In the fourth quarter last year, after-tax profits fell to $58.21 million from $83.74 million the year before as revenue rose to $803.61 million from $748.67 million. However, quarterly operating profits--before interest expense and provisions for sale of assets--rose 22% to $148.15 million.

Times Mirror said the latest period included a loss of $13.1 million from the pending sale of an 80% stake in its Publishers Paper newsprint and forest products division and a gain of $7.3 million on sale of its interest in a Long Beach cable television system. The year-ago quarter included a $31.6-million pretax gain on the sale of securities.

For all of 1985, the company reported pretax gains of $41.1 million on sales of assets, compared to gains of $31.6 million in 1984.

Times Mirror said its newspaper publishing, newsprint and forest products, cable television, and book, magazine and other publishing operations showed improved operating profits for the year. Broadcast television, however, was down slightly, as were its other operations, reflecting the absence of the art and graphic products unit, which was sold.

Broad Contributions

All of the company's businesses contributed to the rise in fourth-quarter operating profits, the company said.

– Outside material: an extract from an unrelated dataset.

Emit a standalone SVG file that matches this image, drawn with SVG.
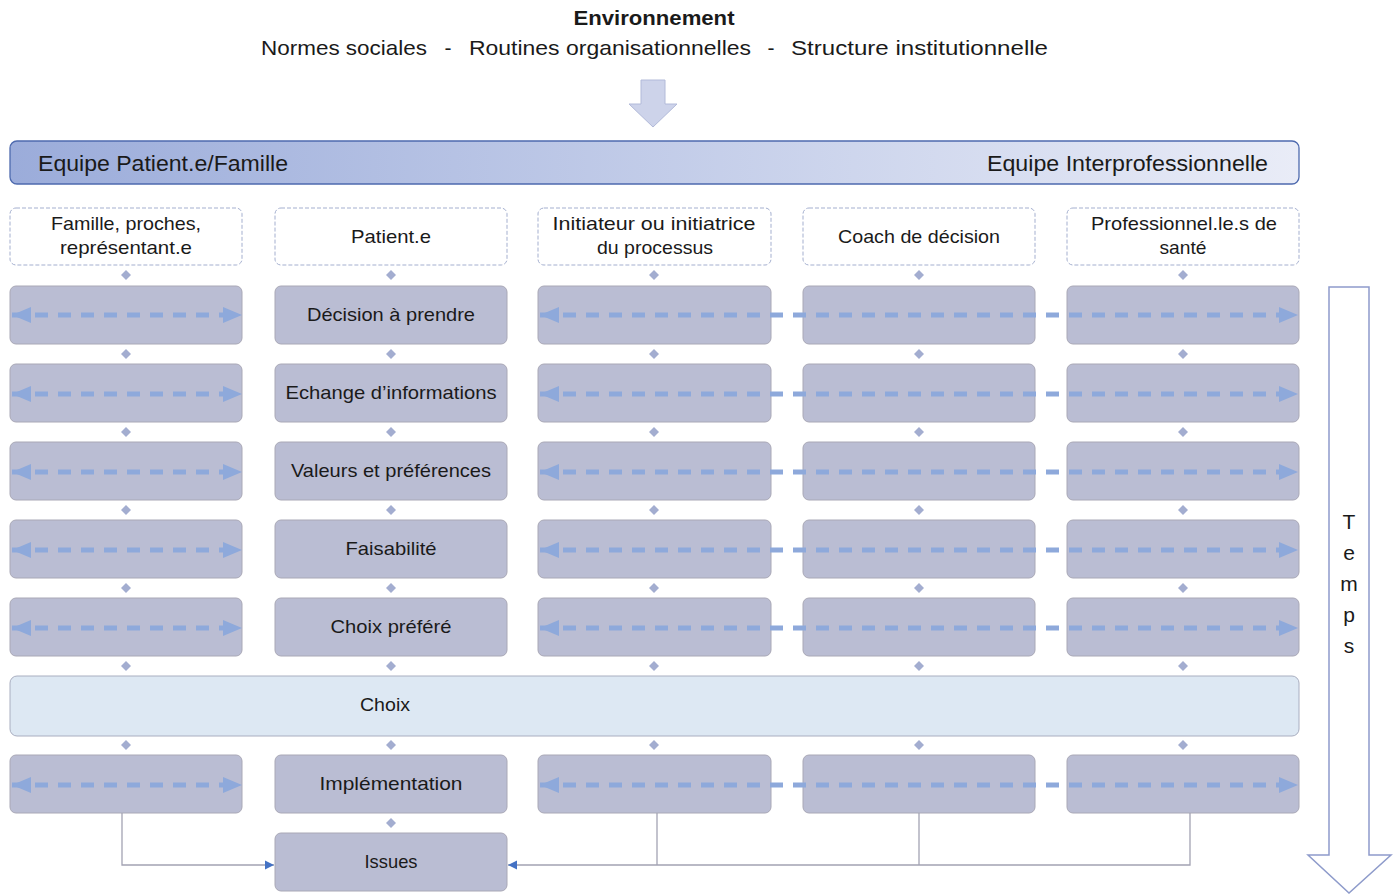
<svg xmlns="http://www.w3.org/2000/svg" width="1399" height="894" viewBox="0 0 1399 894">
<defs>
<linearGradient id="teamGrad" x1="0" y1="0" x2="1" y2="0">
<stop offset="0" stop-color="#9BACDA"/>
<stop offset="1" stop-color="#E9ECF7"/>
</linearGradient>
<marker id="ahR" markerUnits="userSpaceOnUse" markerWidth="20" markerHeight="18" refX="19" refY="9" orient="auto" viewBox="0 0 20 18">
<path d="M0,1 L19,9 L0,17 Z" fill="#8EA9DB"/>
</marker>
<marker id="ahL" markerUnits="userSpaceOnUse" markerWidth="20" markerHeight="18" refX="1" refY="9" orient="auto" viewBox="0 0 20 18">
<path d="M20,1 L1,9 L20,17 Z" fill="#8EA9DB"/>
</marker>
<marker id="ahBlue" markerUnits="userSpaceOnUse" markerWidth="10" markerHeight="10" refX="9" refY="5" orient="auto" viewBox="0 0 10 10">
<path d="M0,0.5 L9,5 L0,9.5 Z" fill="#4472C4"/>
</marker>
</defs>
<style>
text{font-family:"Liberation Sans","Noto Sans",Arial,sans-serif;fill:#1a1a1a}
.hdr{fill:#ffffff;stroke:#A4AFCF;stroke-width:1;stroke-dasharray:4 2}
.row{fill:#BABDD3;stroke:#A9A8B6;stroke-width:1}
.choix{fill:#DDE8F3;stroke:#A9AEC0;stroke-width:1}
.lbl{font-size:19px;text-anchor:middle}
.env{font-size:21px}
.dia{fill:#A3ADD0}
.dash{stroke:#8EA9DB;stroke-width:5;stroke-dasharray:13 10;fill:none}
.conn{stroke:#A3A3B3;stroke-width:1.3;fill:none}
</style>

<g id="environment">
<text x="654" y="25" font-size="21" font-weight="bold" text-anchor="middle" textLength="161" lengthAdjust="spacingAndGlyphs">Environnement</text>
<text class="env" x="261" y="55" textLength="166" lengthAdjust="spacingAndGlyphs">Normes sociales</text>
<text class="env" x="448" y="55" text-anchor="middle">-</text>
<text class="env" x="469" y="55" textLength="282" lengthAdjust="spacingAndGlyphs">Routines organisationnelles</text>
<text class="env" x="771" y="55" text-anchor="middle">-</text>
<text class="env" x="791" y="55" textLength="257" lengthAdjust="spacingAndGlyphs">Structure institutionnelle</text>
</g>

<g id="env-arrow">
<path d="M641,80 L665,80 L665,104 L677,104 L653,127 L629,104 L641,104 Z" fill="#CDD3EA" stroke="#B2BAD9" stroke-width="1"/>
</g>

<g id="team-bar">
<rect x="10" y="141" width="1289" height="43" rx="7" fill="url(#teamGrad)" stroke="#4E6AAE" stroke-width="1.3"/>
<text x="38" y="171" font-size="22" textLength="250" lengthAdjust="spacingAndGlyphs">Equipe Patient.e/Famille</text>
<text x="987" y="171" font-size="22" textLength="281" lengthAdjust="spacingAndGlyphs">Equipe Interprofessionnelle</text>
</g>

<g id="header-famille">
<rect class="hdr" x="10" y="208" width="232" height="57" rx="6"/>
<text class="lbl" x="126" y="230" textLength="150" lengthAdjust="spacingAndGlyphs">Famille, proches,</text>
<text class="lbl" x="126" y="254" textLength="132" lengthAdjust="spacingAndGlyphs">représentant.e</text>
</g>
<g id="header-patient">
<rect class="hdr" x="275" y="208" width="232" height="57" rx="6"/>
<text class="lbl" x="391" y="243" textLength="80" lengthAdjust="spacingAndGlyphs">Patient.e</text>
</g>
<g id="header-initiateur">
<rect class="hdr" x="538" y="208" width="233" height="57" rx="6"/>
<text class="lbl" x="654" y="230" textLength="203" lengthAdjust="spacingAndGlyphs">Initiateur ou initiatrice</text>
<text class="lbl" x="655" y="254" textLength="116" lengthAdjust="spacingAndGlyphs">du processus</text>
</g>
<g id="header-coach">
<rect class="hdr" x="803" y="208" width="232" height="57" rx="6"/>
<text class="lbl" x="919" y="243" textLength="162" lengthAdjust="spacingAndGlyphs">Coach de décision</text>
</g>
<g id="header-pro">
<rect class="hdr" x="1067" y="208" width="232" height="57" rx="6"/>
<text class="lbl" x="1184" y="230" textLength="186" lengthAdjust="spacingAndGlyphs">Professionnel.le.s  de</text>
<text class="lbl" x="1183" y="254" textLength="47" lengthAdjust="spacingAndGlyphs">santé</text>
</g>

<g id="row-decision">
<rect class="row" x="10" y="286" width="232" height="58" rx="6"/>
<rect class="row" x="275" y="286" width="232" height="58" rx="6"/>
<rect class="row" x="538" y="286" width="233" height="58" rx="6"/>
<rect class="row" x="803" y="286" width="232" height="58" rx="6"/>
<rect class="row" x="1067" y="286" width="232" height="58" rx="6"/>
<text class="lbl" x="391" y="321" textLength="168" lengthAdjust="spacingAndGlyphs">Décision à prendre</text>
</g>
<g id="row-echange">
<rect class="row" x="10" y="364" width="232" height="58" rx="6"/>
<rect class="row" x="275" y="364" width="232" height="58" rx="6"/>
<rect class="row" x="538" y="364" width="233" height="58" rx="6"/>
<rect class="row" x="803" y="364" width="232" height="58" rx="6"/>
<rect class="row" x="1067" y="364" width="232" height="58" rx="6"/>
<text class="lbl" x="391" y="399" textLength="211" lengthAdjust="spacingAndGlyphs">Echange d’informations</text>
</g>
<g id="row-valeurs">
<rect class="row" x="10" y="442" width="232" height="58" rx="6"/>
<rect class="row" x="275" y="442" width="232" height="58" rx="6"/>
<rect class="row" x="538" y="442" width="233" height="58" rx="6"/>
<rect class="row" x="803" y="442" width="232" height="58" rx="6"/>
<rect class="row" x="1067" y="442" width="232" height="58" rx="6"/>
<text class="lbl" x="391" y="477" textLength="200" lengthAdjust="spacingAndGlyphs">Valeurs et préférences</text>
</g>
<g id="row-faisabilite">
<rect class="row" x="10" y="520" width="232" height="58" rx="6"/>
<rect class="row" x="275" y="520" width="232" height="58" rx="6"/>
<rect class="row" x="538" y="520" width="233" height="58" rx="6"/>
<rect class="row" x="803" y="520" width="232" height="58" rx="6"/>
<rect class="row" x="1067" y="520" width="232" height="58" rx="6"/>
<text class="lbl" x="391" y="555" textLength="91" lengthAdjust="spacingAndGlyphs">Faisabilité</text>
</g>
<g id="row-choix-prefere">
<rect class="row" x="10" y="598" width="232" height="58" rx="6"/>
<rect class="row" x="275" y="598" width="232" height="58" rx="6"/>
<rect class="row" x="538" y="598" width="233" height="58" rx="6"/>
<rect class="row" x="803" y="598" width="232" height="58" rx="6"/>
<rect class="row" x="1067" y="598" width="232" height="58" rx="6"/>
<text class="lbl" x="391" y="633" textLength="121" lengthAdjust="spacingAndGlyphs">Choix préféré</text>
</g>
<g id="row-choix">
<rect class="choix" x="10" y="676" width="1289" height="60" rx="7"/>
<text class="lbl" x="385" y="711" textLength="50" lengthAdjust="spacingAndGlyphs">Choix</text>
</g>
<g id="row-implementation">
<rect class="row" x="10" y="755" width="232" height="58" rx="6"/>
<rect class="row" x="275" y="755" width="232" height="58" rx="6"/>
<rect class="row" x="538" y="755" width="233" height="58" rx="6"/>
<rect class="row" x="803" y="755" width="232" height="58" rx="6"/>
<rect class="row" x="1067" y="755" width="232" height="58" rx="6"/>
<text class="lbl" x="391" y="790" textLength="143" lengthAdjust="spacingAndGlyphs">Implémentation</text>
</g>
<g id="issues">
<rect class="row" x="275" y="833" width="232" height="58" rx="6"/>
<text class="lbl" x="391" y="868" textLength="53" lengthAdjust="spacingAndGlyphs">Issues</text>
</g>

<g id="temps">
<path d="M1329,287 L1369,287 L1369,855 L1391,855 L1349,893 L1308,855 L1329,855 Z" fill="#ffffff" stroke="#8E9BCB" stroke-width="1.5"/>
<text x="1349" y="529" font-size="21" text-anchor="middle">T</text>
<text x="1349" y="560" font-size="21" text-anchor="middle">e</text>
<text x="1349" y="591" font-size="21" text-anchor="middle">m</text>
<text x="1349" y="622" font-size="21" text-anchor="middle">p</text>
<text x="1349" y="653" font-size="21" text-anchor="middle">s</text>
</g>

<g id="connectors">
<g id="diamonds">
<polygon class="dia" points="126,270 131,275 126,280 121,275"/>
<polygon class="dia" points="391,270 396,275 391,280 386,275"/>
<polygon class="dia" points="654,270 659,275 654,280 649,275"/>
<polygon class="dia" points="919,270 924,275 919,280 914,275"/>
<polygon class="dia" points="1183,270 1188,275 1183,280 1178,275"/>

<polygon class="dia" points="126,349 131,354 126,359 121,354"/>
<polygon class="dia" points="391,349 396,354 391,359 386,354"/>
<polygon class="dia" points="654,349 659,354 654,359 649,354"/>
<polygon class="dia" points="919,349 924,354 919,359 914,354"/>
<polygon class="dia" points="1183,349 1188,354 1183,359 1178,354"/>

<polygon class="dia" points="126,427 131,432 126,437 121,432"/>
<polygon class="dia" points="391,427 396,432 391,437 386,432"/>
<polygon class="dia" points="654,427 659,432 654,437 649,432"/>
<polygon class="dia" points="919,427 924,432 919,437 914,432"/>
<polygon class="dia" points="1183,427 1188,432 1183,437 1178,432"/>

<polygon class="dia" points="126,505 131,510 126,515 121,510"/>
<polygon class="dia" points="391,505 396,510 391,515 386,510"/>
<polygon class="dia" points="654,505 659,510 654,515 649,510"/>
<polygon class="dia" points="919,505 924,510 919,515 914,510"/>
<polygon class="dia" points="1183,505 1188,510 1183,515 1178,510"/>

<polygon class="dia" points="126,583 131,588 126,593 121,588"/>
<polygon class="dia" points="391,583 396,588 391,593 386,588"/>
<polygon class="dia" points="654,583 659,588 654,593 649,588"/>
<polygon class="dia" points="919,583 924,588 919,593 914,588"/>
<polygon class="dia" points="1183,583 1188,588 1183,593 1178,588"/>

<polygon class="dia" points="126,661 131,666 126,671 121,666"/>
<polygon class="dia" points="391,661 396,666 391,671 386,666"/>
<polygon class="dia" points="654,661 659,666 654,671 649,666"/>
<polygon class="dia" points="919,661 924,666 919,671 914,666"/>
<polygon class="dia" points="1183,661 1188,666 1183,671 1178,666"/>

<polygon class="dia" points="126,740 131,745 126,750 121,745"/>
<polygon class="dia" points="391,740 396,745 391,750 386,745"/>
<polygon class="dia" points="654,740 659,745 654,750 649,745"/>
<polygon class="dia" points="919,740 924,745 919,750 914,745"/>
<polygon class="dia" points="1183,740 1188,745 1183,750 1178,745"/>

<polygon class="dia" points="391,818 396,823 391,828 386,823"/>
</g>

<g id="dashed-arrows">
<line class="dash" x1="12" y1="315" x2="242" y2="315" marker-start="url(#ahL)" marker-end="url(#ahR)"/>
<line class="dash" x1="540" y1="315" x2="1298" y2="315" marker-start="url(#ahL)" marker-end="url(#ahR)"/>
<line class="dash" x1="12" y1="394" x2="242" y2="394" marker-start="url(#ahL)" marker-end="url(#ahR)"/>
<line class="dash" x1="540" y1="394" x2="1298" y2="394" marker-start="url(#ahL)" marker-end="url(#ahR)"/>
<line class="dash" x1="12" y1="472" x2="242" y2="472" marker-start="url(#ahL)" marker-end="url(#ahR)"/>
<line class="dash" x1="540" y1="472" x2="1298" y2="472" marker-start="url(#ahL)" marker-end="url(#ahR)"/>
<line class="dash" x1="12" y1="550" x2="242" y2="550" marker-start="url(#ahL)" marker-end="url(#ahR)"/>
<line class="dash" x1="540" y1="550" x2="1298" y2="550" marker-start="url(#ahL)" marker-end="url(#ahR)"/>
<line class="dash" x1="12" y1="628" x2="242" y2="628" marker-start="url(#ahL)" marker-end="url(#ahR)"/>
<line class="dash" x1="540" y1="628" x2="1298" y2="628" marker-start="url(#ahL)" marker-end="url(#ahR)"/>
<line class="dash" x1="12" y1="785" x2="242" y2="785" marker-start="url(#ahL)" marker-end="url(#ahR)"/>
<line class="dash" x1="540" y1="785" x2="1298" y2="785" marker-start="url(#ahL)" marker-end="url(#ahR)"/>
</g>

<g id="issue-links">
<path class="conn" d="M122,813 L122,865 L274,865" marker-end="url(#ahBlue)"/>
<path class="conn" d="M1190,813 L1190,865 L508,865" marker-end="url(#ahBlue)"/>
<line class="conn" x1="657" y1="813" x2="657" y2="865"/>
<line class="conn" x1="919" y1="813" x2="919" y2="865"/>
</g>
</g>
</svg>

Robert F. Erburu, chairman, president and chief executive, said he expects the company to benefit in 1986 from continued expense control and productivity gains. But he added that the first quarter's results will be affected by the pending disposition of certain operations.

The reincorporation change, which was approved by more than 74% of the outstanding shares at a meeting held in Los Angeles, includes adoption of various related measures intended "to promote stability of the company's shareholder base and to render more difficult certain unsolicited or hostile takeover attempts."

The other measures include establishment of staggered terms for directors and a required "supermajority" of shareholders to approve certain mergers and other business combinations.